= Written instruction =
Render the material again word for word, skipping the pictures in it.

= Recorded data =
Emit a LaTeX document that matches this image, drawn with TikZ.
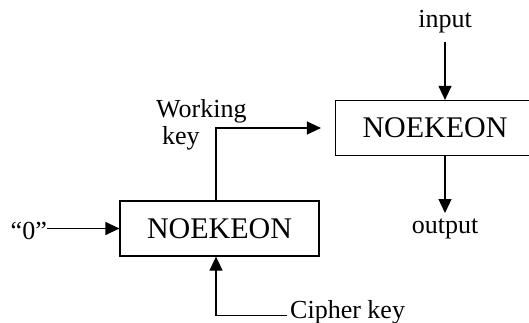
\documentclass[tikz,border=0pt]{standalone}
\usepackage{fontspec}
\setmainfont{Liberation Serif}
\usetikzlibrary{arrows.meta}
\begin{document}
\begin{tikzpicture}[x=1pt,y=-1pt,
  box/.style={draw,line width=1.2pt,minimum width=199pt,minimum height=55pt,inner sep=0pt,font=\fontsize{30}{30}\selectfont},
  lbl/.style={inner sep=0pt,font=\fontsize{26}{27}\selectfont},
  conn/.style={line width=1.2pt,-{Triangle[length=14pt,width=13pt]}},
  wire/.style={line width=1.2pt}]
\useasboundingbox (0,0) rectangle (529,323);
\node[box] (nR) at (435,128) {NOEKEON};
\node[box] (nL) at (219.5,228.5) {NOEKEON};
\node[lbl] (in) at (445,22) {input};
\node[lbl] (out) at (445,229) {output};
\node[lbl,anchor=east] (zero) at (47,231) {“0”};
\node[lbl,align=left,anchor=north west] (wk) at (156,99) {Working\\\hspace*{6pt}key};
\node[lbl,anchor=west] (ck) at (290,312) {Cipher key};
\coordinate (inc) at (445,42);
\coordinate (outc) at (445,213);
\coordinate (wkc) at (216,127);
\coordinate (ckc) at (287,315.5);
\draw[conn] (inc) -- (nR.north -| inc);
\draw[conn] (nR.south -| outc) -- (outc);
\draw[conn] (zero.east |- nL.west) -- (nL.west);
\draw[conn,shorten >=14pt] (nL.north -| wkc) |- (nR.west);
\draw[conn] (ckc) -| (nL.south -| wkc);
\end{tikzpicture}
\end{document}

= Finished answer =
Emit a LaTeX document that matches this image, drawn with TikZ.
\documentclass[tikz,border=0pt]{standalone}
\usepackage{fontspec}
\setmainfont{Liberation Serif}
\usetikzlibrary{arrows.meta}
\begin{document}
\begin{tikzpicture}[x=1pt,y=-1pt,
  box/.style={draw,line width=1.2pt,minimum width=199pt,minimum height=55pt,inner sep=0pt,font=\fontsize{30}{30}\selectfont},
  lbl/.style={inner sep=0pt,font=\fontsize{26}{27}\selectfont},
  conn/.style={line width=1.2pt,-{Triangle[length=14pt,width=13pt]}},
  wire/.style={line width=1.2pt}]
\useasboundingbox (0,0) rectangle (529,323);
\node[box] (nR) at (435,128) {NOEKEON};
\node[box] (nL) at (219.5,228.5) {NOEKEON};
\node[lbl] (in) at (445,22) {input};
\node[lbl] (out) at (445,229) {output};
\node[lbl,anchor=east] (zero) at (47,231) {“0”};
\node[lbl,align=left,anchor=north west] (wk) at (156,99) {Working\\\hspace*{6pt}key};
\node[lbl,anchor=west] (ck) at (290,312) {Cipher key};
\coordinate (inc) at (445,42);
\coordinate (outc) at (445,213);
\coordinate (wkc) at (216,127);
\coordinate (ckc) at (287,315.5);
\draw[conn] (inc) -- (nR.north -| inc);
\draw[conn] (nR.south -| outc) -- (outc);
\draw[conn] (zero.east |- nL.west) -- (nL.west);
\draw[conn,shorten >=14pt] (nL.north -| wkc) |- (nR.west);
\draw[conn] (ckc) -| (nL.south -| wkc);
\end{tikzpicture}
\end{document}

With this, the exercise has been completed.